Learn how to paint furniture to give old pieces new life. This step by step guide will walk you through everything you need to know.
Hey friends, Kimm from Reinvented here! I couldn’t be happier; it’s finally
I can paint stuff outside season spring here in Ohio. I’m thrilled to be here for our monthly date, and to share my best how to paint furniture tips.
Restyling a piece of furniture with paint is always one of the most satisfying projects on my to do list. I love it so much that sometimes I make over a piece over and over again. 😉 Like this dresser. It was given to us by one of my husband’s coworkers with a poorly executed black paint finish. I painted it a lovely off white during my paint everything off white phase.
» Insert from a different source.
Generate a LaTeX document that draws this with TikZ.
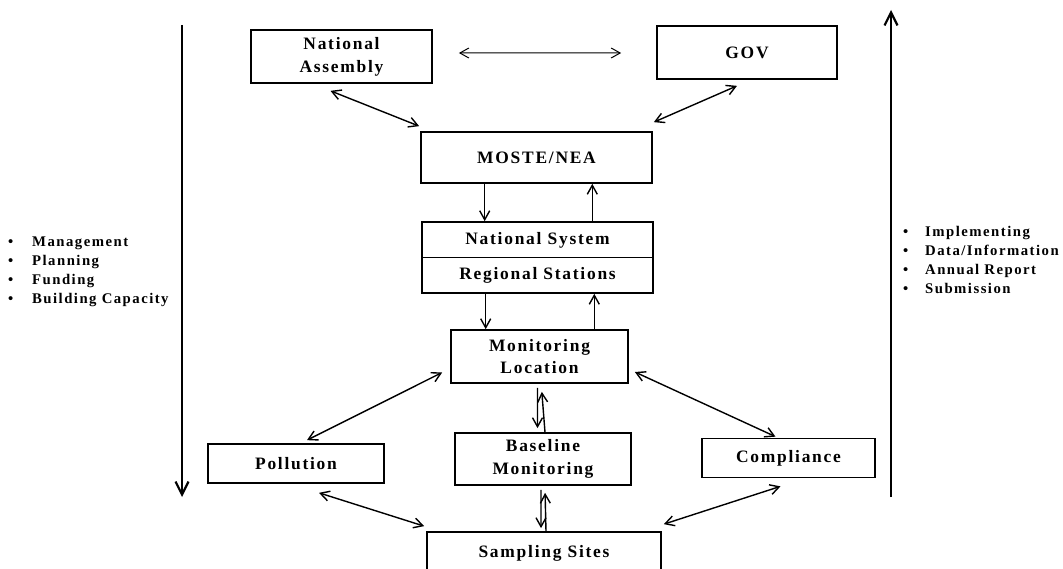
\documentclass[tikz,border=0pt]{standalone}
\usepackage{fontspec}
\setmainfont[LetterSpace=10]{Liberation Serif}
\usetikzlibrary{arrows.meta,calc}
\begin{document}
\begin{tikzpicture}[x=1bp,y=-1bp,
  box/.style={draw, line width=1.7bp, rectangle, inner sep=0pt, align=center,
    font=\fontsize{17.5}{23}\selectfont\bfseries},
  lbl/.style={inner sep=0pt, align=center, font=\fontsize{17.5}{23}\selectfont\bfseries},
  tip/.style={Straight Barb[length=9bp,width=10bp,line width=1.4bp]},
  arr/.style={line width=1.4bp, {Straight Barb[length=9bp,width=10bp]}-{Straight Barb[length=9bp,width=10bp]}},
  oneway/.style={line width=1.4bp, -{Straight Barb[length=9bp,width=10bp]}},
  bigarr/.style={line width=2.6bp, -{Straight Barb[length=13bp,width=13bp,line width=2.2bp]}},
  listtext/.style={inner sep=0pt, anchor=north west, align=left,
    font=\fontsize{14.8}{19}\selectfont\bfseries}
]
\useasboundingbox (0,0) rectangle (1063,569);
\clip (0,0) rectangle (1063,569);

% boxes
\node[box, minimum width=181bp, minimum height=53bp] (na) at (341.5,56.5) {National\\Assembly};
\node[box, minimum width=180bp, minimum height=53bp] (gov) at (747,52.5) {GOV};
\node[box, minimum width=231bp, minimum height=51bp] (moste) at (536.5,157.5) {MOSTE/NEA};
\node[box, minimum width=231bp, minimum height=71bp] (ns) at (537.5,257.5) {};
\draw[line width=1.2bp] (ns.west) -- (ns.east);
\node[lbl] (nst) at (537.5,240) {National System};
\node[lbl] (nsb) at (537.5,275) {Regional Stations};
\node[box, minimum width=177bp, minimum height=53bp] (ml) at (539.5,356.5) {Monitoring\\Location};
\node[box, minimum width=176bp, minimum height=39bp] (pol) at (296,463.5) {Pollution};
\node[box, minimum width=176bp, minimum height=52bp] (base) at (543,459) {Baseline\\Monitoring};
\node[box, minimum width=173bp, minimum height=39bp] (comp) at (788.5,458) {Compliance};
\node[box, minimum width=234bp, minimum height=42bp] (samp) at (544,553) {Sampling Sites};

% top horizontal arrow
\draw[{Straight Barb[length=9bp,width=10bp]}-{Straight Barb[length=9bp,width=10bp]}, line width=1bp]
  ([shift={(26,-3.5)}]na.east) -- ([shift={(-35,0.5)}]gov.west);

% diagonal arrows to MOSTE
\draw[arr] ([shift={(-11,7)}]na.south) -- ([shift={(-1,-5)}]moste.north west);
\draw[arr] ([shift={(-10,6)}]gov.south) -- ([shift={(1,-9)}]moste.north east);

% vertical one-way arrows
\draw[oneway] ([xshift=-52]moste.south) -- ([xshift=-52]moste.south |- ns.north);
\draw[oneway] ([xshift=55]ns.north) -- ([xshift=55]ns.north |- moste.south);
\draw[oneway] ([xshift=-52]ns.south) -- ([xshift=-52]ns.south |- ml.north);
\draw[oneway] ([xshift=55]ml.north) -- ([xshift=55]ml.north |- ns.south);

% monitoring location to branches
\draw[arr] ([shift={(-8,16)}]ml.west) -- ([shift={(11,-3)}]pol.north);
\draw[arr] ([shift={(6,15.5)}]ml.east) -- ([shift={(-13,-1)}]comp.north);
\draw[oneway, shorten >=4bp] ([shift={(-2,4)}]ml.south) -- ([xshift=-2]ml.south |- base.north);
\draw[oneway, shorten >=4bp] ([xshift=2]base.north) -- ([shift={(2,4)}]ml.south |- ml.south);

% to sampling sites
\draw[arr] ([shift={(23,9)}]pol.south) -- ([shift={(-2,-5)}]samp.north west);
\draw[arr] ([shift={(-8,8)}]comp.south) -- ([shift={(2,-7)}]samp.north east);
\draw[oneway, shorten >=3bp] ([shift={(-2,4)}]base.south) -- ([xshift=-2]base.south |- samp.north);
\draw[oneway, shorten >=3bp] ([xshift=2]samp.north) -- ([shift={(2,4)}]base.south);

% side arrows
\coordinate (l1) at (182,25);
\coordinate (l2) at (182,497);
\coordinate (r1) at (891,497);
\coordinate (r2) at (891,10);
\draw[bigarr] (l1) -- (l2);
\draw[bigarr] (r1) -- (r2);

% lists
\node[listtext] (llist) at (8,237) {%
\makebox[24bp][l]{\textbullet}Management\\
\makebox[24bp][l]{\textbullet}Planning\\
\makebox[24bp][l]{\textbullet}Funding\\
\makebox[24bp][l]{\textbullet}Building Capacity};
\node[listtext] (rlist) at (903,226) {%
\makebox[22bp][l]{\textbullet}Implementing\\
\makebox[22bp][l]{\textbullet}Data/Information\\
\makebox[22bp][l]{\textbullet}Annual Report\\
\makebox[22bp][l]{\textbullet}Submission};
\end{tikzpicture}
\end{document}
Then I added a stripe and new hardware during my stripe everything phase.
P.S. For a family of six, stacked storage is a must.
Whether the object of your affection has been previously painted, or is still in its natural wood state, my step by step how to paint furniture process will help you achieve the look you want every time.
STEP ONE always includes a rag and a little elbow grease. Every dresser, table, and cabinet requires some cleaning prep before you get out the paint. I use a mild dish soap and water to scrub off the dust, dirt, and greasy fingerprints. Paint won’t stick to a dirty, greasy surface. Don’t ask me how I know.
STEP TWO is the sanding step. There are a few “no prep” style paints available (my favorite chalky finish paint is one), but if your furniture currently has a glossy finish, a little sanding will give the new paint something to stick to. Use a fine grit sandpaper (180-220) for this job, you only need a little friction. If you are working on an unfinished wood piece, or an antique with surface damage, start with a coarser grit, like 120 to smooth the flaws, then finish with the finer grit to perfectly prep for paint.
Since I had painted this dresser with chalk type paint, then painted the stripes with satin latex, I sanded the drawer fronts well to take the sheen off the satin and remove any ridges from the edges of the stripes. I also sweet talked my husband in to adding some cute molding to the drawer fronts to add some character.
He wanted to be sure I showed you his genius clamp idea. Glue the molding down, add a board large enough to cover all four pieces, then clamp while the glue dries for a strong hold.
STEP FOUR A note about primer. Primer is not always necessary, but if you are using latex paint on stained wood, your finish will be more durable and you’ll achieve better coverage if you prime first.
I don’t recommend using primer if you plan to distress the finish; aint’ nobody wants to see the primer layer; it’s like wearing those cool holey jeans only to have your white granny panties show through the holes.
STEP FIVE Paint! I used Rustoleum’s Chalky Paint in Charcoal for the first time on this dresser, and my oh my, I loved this easy on the budget option. It goes on smooth and covers well. I was planning to distress a little, so I painted two coats on the areas I didn’t plan to distress (the previously painted white parts), and one coat on the areas I did (the moulding). Remember, before you distress, make sure that the base color is actually a color you want to see peeking through. For this dresser, I didn’t want to see raw wood after distressing the new moulding, so I stained them first. Sort of. I didn’t try to be neat since I would be painting over it anyway.
I once sanded and re-stained an ugly table before I painted it just so a pretty stain shade would show through my final sanding. #thestruggleisreal
It’s best to paint on two light coats of paint with 24 hours of drying time in between. If you paint on one heavy coat, it will take much longer for the paint to dry all the way through. This is especially true if you are going for a smooth modern finish with latex paint. For more tips on achieving a durable surface with latex paint, you must read the tale of the painted table top trouble.
STEP SIX Now we’re back to sanding. After chalk paint has dried, a light sanding with a fine grit sandpaper will leave you with a beautiful buttery finish, and the right amount of distress.
STEP SEVEN The top coat. Protect your piece with a light coat of furniture wax, OR a coat of polyacrylic. I would recommend poly for a “high traffic” piece. This dresser stores movies, candles, and blankets in our family room, and doesn’t get a ton of touch traffic so I chose wax. After the top coat is cured, your piece is complete.
Doesn’t it look great with our faux shiplap wall?
Changing up a tired piece of furniture is my favorite way to update a room. There are so many neglected dressers, and buffets, and armoires, and so many pretty colors; my job will never be done. AND I hear that Gina has an amazing homemade chalk paint recipe, so there’s that.
I hope you enjoyed my how to paint furniture tips and that you’ll use them to go boldly in pursuit of your colored furniture dreams.